The mother and Girl Scout leader said she is teaching her kids a lesson in standing on principle.

"If a tree is unhealthy and unsafe, I understand that, but to take a perfectly healthy tree and just take it down like it's nothing, I don't understand," Casares said.

"I'm very proud of her. It's a very courageous thing to do," daughter Madison Casares said.

"Trees supposed to give us better air. Birds use it. It's a beautiful tree," neighbor Phil Alfieri said.

"We understand the value of these old growth trees," Westbury Mayor Pete Cavallaro added.

Cavallaro said the village does not cavalierly take down healthy trees. Engineers in the Ellison Avenue repaving project weighed the impact of trees on sidewalks and drainage. Three to four were deemed in need of removal and dozens remain.

"This is a necessary evil that sometimes you have to take down healthy trees. We don't dispute that the tree is healthy. We don't want to take down a tree that isn't in need of being taken down," Cavallaro said.

The village said it will re-analyze to see if the tree can be saved, but trimming the roots is not feasible.

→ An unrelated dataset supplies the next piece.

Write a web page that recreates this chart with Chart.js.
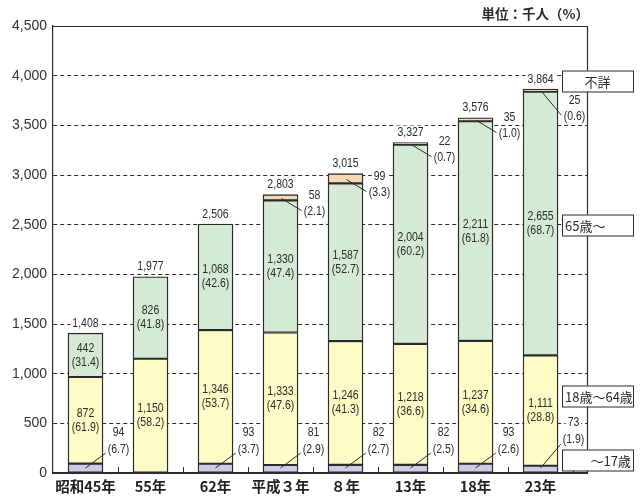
<!DOCTYPE html>
<html>
<head>
<meta charset="utf-8">
<script src="https://cdn.jsdelivr.net/npm/chart.js@4/dist/chart.umd.min.js"></script>
<style>
  html, body { margin: 0; padding: 0; background: #fff; }
  #wrap { width: 641px; height: 500px; }
</style>
</head>
<body>
<div id="wrap"><canvas id="chart"></canvas></div>
<script>
"use strict";

const years = ["昭和45年", "55年", "62年", "平成３年", "８年", "13年", "18年", "23年"];
const groupNames = ["～17歳", "18歳～64歳", "65歳～", "不詳"];
const under17 = [94, null, 93, 81, 82, 82, 93, 73];
const under17Pct = [6.7, null, 3.7, 2.9, 2.7, 2.5, 2.6, 1.9];
const adults = [872, 1150, 1346, 1333, 1246, 1218, 1237, 1111];
const adultsPct = [61.9, 58.2, 53.7, 47.6, 41.3, 36.6, 34.6, 28.8];
const seniors = [442, 826, 1068, 1330, 1587, 2004, 2211, 2655];
const seniorsPct = [31.4, 41.8, 42.6, 47.4, 52.7, 60.2, 61.8, 68.7];
const unknown = [null, null, null, 58, 99, 22, 35, 25];
const unknownPct = [null, null, null, 2.1, 3.3, 0.7, 1.0, 0.6];
const totals = [1408, 1977, 2506, 2803, 3015, 3327, 3576, 3864];
const yTicks = [0, 500, 1000, 1500, 2000, 2500, 3000, 3500, 4000, 4500];
const unitLabel = "単位：千人（%）";

const colors = ["#cfcae6", "#fdfbc6", "#d5ead5", "#f8d8b0"];
const INK = "#2b2b2b";
const NUM_FONT = '12.5px "Liberation Sans", Arial, sans-serif';
const JP_FONT = '"Noto Sans CJK JP", "Noto Sans", sans-serif';
const SQUEEZE = 0.84;

const fmt = (n) => n.toLocaleString("en-US");
const pct = (p) => `(${p.toFixed(1)})`;

// condensed number text, like the narrow face of the original
function narrowText(ctx, txt, x, y, bg) {
  const w = ctx.measureText(txt).width * SQUEEZE;
  if (bg) {
    ctx.fillStyle = "#fff";
    ctx.fillRect(x - w / 2 - 2, y - 7, w + 4, 14);
  }
  ctx.save();
  ctx.translate(x, y);
  ctx.scale(SQUEEZE, 1);
  ctx.fillStyle = INK;
  ctx.fillText(txt, 0, 0);
  ctx.restore();
}

function leader(ctx, x1, y1, x2, y2) {
  ctx.beginPath();
  ctx.moveTo(x1, y1);
  ctx.lineTo(x2, y2);
  ctx.strokeStyle = INK;
  ctx.lineWidth = 1;
  ctx.stroke();
}

const labelsPlugin = {
  id: "labels",
  afterDatasetsDraw(chart) {
    const { ctx, scales: { y } } = chart;
    const base = y.getPixelForValue(0);
    ctx.save();
    ctx.font = NUM_FONT;
    ctx.textAlign = "center";
    ctx.textBaseline = "middle";

    // values inside the adult / senior segments
    [[1, adults, adultsPct], [2, seniors, seniorsPct]].forEach(([ds, vals, pcts]) => {
      const meta = chart.getDatasetMeta(ds);
      vals.forEach((v, i) => {
        const el = meta.data[i];
        const cy = (el.y + el.base) / 2;
        narrowText(ctx, fmt(v), el.x, cy - 7);
        narrowText(ctx, pct(pcts[i]), el.x, cy + 7);
      });
    });

    // totals above bars
    totals.forEach((t, i) => {
      const el = chart.getDatasetMeta(2).data[i];
      narrowText(ctx, fmt(t), el.x, y.getPixelForValue(t) - 10, true);
    });

    // under 17, beside the bar with a leader line
    const m0 = chart.getDatasetMeta(0);
    under17.forEach((v, i) => {
      if (v == null) return;
      const cx = m0.data[i].x;
      const last = i === under17.length - 1;
      const l1 = last ? base - 50 : base - 40;
      const l2 = l1 + 17;
      leader(ctx, cx, base - 5, cx + 23, l2 + 1);
      narrowText(ctx, String(v), cx + 33, l1, true);
      narrowText(ctx, pct(under17Pct[i]), cx + 33, l2, true);
    });

    // unknown, beside the bar top with a leader line
    const m3 = chart.getDatasetMeta(3);
    unknown.forEach((v, i) => {
      if (v == null) return;
      const el = m3.data[i];
      const cx = el.x;
      const sc = (el.y + el.base) / 2;
      const last = i === unknown.length - 1;
      const l1 = last ? sc + 10 : sc - 2;
      const l2 = l1 + 16;
      leader(ctx, cx + 1, sc + 1, cx + 21, l2 - 1);
      narrowText(ctx, String(v), cx + 34, l1, true);
      narrowText(ctx, pct(unknownPct[i]), cx + 34, l2, true);
    });
    ctx.restore();
  },
  afterDraw(chart) {
    const { ctx, chartArea: a, scales: { x, y } } = chart;
    ctx.save();
    ctx.strokeStyle = INK;
    ctx.lineWidth = 1.2;
    // frame: top, right, bottom
    ctx.beginPath();
    ctx.moveTo(a.left, a.top + 0.5);
    ctx.lineTo(a.right + 0.5, a.top + 0.5);
    ctx.lineTo(a.right + 0.5, a.bottom + 0.5);
    ctx.lineTo(a.left, a.bottom + 0.5);
    ctx.stroke();
    // small inward ticks between categories
    ctx.lineWidth = 1;
    for (let i = 0; i < years.length; i++) {
      const px = Math.round(x.getPixelForValue(i + 0.5)) + 0.5;
      ctx.beginPath();
      ctx.moveTo(px, a.bottom);
      ctx.lineTo(px, a.bottom - 6);
      ctx.stroke();
    }
    // group name boxes on the right
    const anchors = [135, 775, 2500, 3950];
    const aligns = ["right", "left", "left", "center"];
    const bx = a.right - 25, bw = 71, bh = 21;
    ctx.font = `13px ${JP_FONT}`;
    ctx.textBaseline = "middle";
    groupNames.forEach((name, k) => {
      const cy = Math.round(y.getPixelForValue(anchors[k]));
      ctx.fillStyle = "#fff";
      ctx.fillRect(bx, cy - bh / 2, bw, bh);
      ctx.strokeRect(bx + 0.5, cy - bh / 2 + 0.5, bw, bh);
      ctx.fillStyle = INK;
      ctx.textAlign = aligns[k];
      const tx = aligns[k] === "left" ? bx + 3 : aligns[k] === "right" ? bx + bw - 2 : bx + bw / 2;
      ctx.fillText(name, tx, cy + 1);
    });
    // unit note
    ctx.font = `bold 13.5px ${JP_FONT}`;
    ctx.textAlign = "right";
    ctx.fillText(unitLabel, a.right + 2, 14);
    ctx.restore();
  },
};

const mkSet = (k, vals) => ({
  label: groupNames[k],
  data: vals.map((v, i) => ({ x: i, y: v })),
  backgroundColor: colors[k],
  borderColor: INK,
  borderWidth: 1.4,
  borderSkipped: false,
  barThickness: 35,
  stack: "all",
});

new Chart(document.getElementById("chart"), {
  type: "bar",
  data: {
    datasets: [mkSet(0, under17), mkSet(1, adults), mkSet(2, seniors), mkSet(3, unknown)],
  },
  options: {
    responsive: true,
    maintainAspectRatio: false,
    animation: false,
    layout: { padding: { top: 26, right: 54, left: 0, bottom: 0 } },
    plugins: { legend: { display: false }, tooltip: { enabled: false } },
    scales: {
      x: {
        type: "linear",
        offset: false,
        min: -0.5,
        max: 7.715,
        grid: { display: true, drawOnChartArea: false, drawTicks: false },
        border: { display: true, color: INK, width: 1.2 },
        afterBuildTicks: (s) => { s.ticks = years.map((_, i) => ({ value: i })); },
        afterFit: (s) => { s.height = 27; },
        ticks: {
          autoSkip: false,
          maxRotation: 0,
          padding: 5,
          color: "#222",
          font: { family: JP_FONT, size: 14.5, weight: "bold" },
          callback: (v) => years[v],
        },
      },
      y: {
        stacked: true,
        min: 0,
        max: 4500,
        afterBuildTicks: (s) => { s.ticks = yTicks.map((v) => ({ value: v })); },
        afterFit: (s) => { s.width = 53; },
        grid: {
          color: (c) => (c.tick && c.tick.value === 0 ? "rgba(0,0,0,0)" : INK),
          lineWidth: 1,
          drawTicks: false,
        },
        border: { display: true, color: INK, width: 1.2, dash: [4, 3] },
        ticks: {
          padding: 6,
          color: "#333",
          font: { family: '"Liberation Sans", Arial, sans-serif', size: 14 },
          callback: (v) => fmt(v),
        },
      },
    },
  },
  plugins: [labelsPlugin],
});
</script>
</body>
</html>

"These are huge trees that if they fall have the potential to do damage and bodily injury," Cavallaro said.

And if the tree must go, the mayor promises it will not be cut down in the middle of the night or surreptitiously -- a decision expected any day -- will be given to the homeowner, and then she has a decision to make.

"I'm gonna have to get arrested. I'll get arrested. I gotta do what's right for my family and what's right for people in this community," Denise Casares said.

She is planning to be like a tree and hold her ground.

The mayor said for every tree that's removed, another one is planted. And in a decade, the village has planted twice as many trees as it has removed.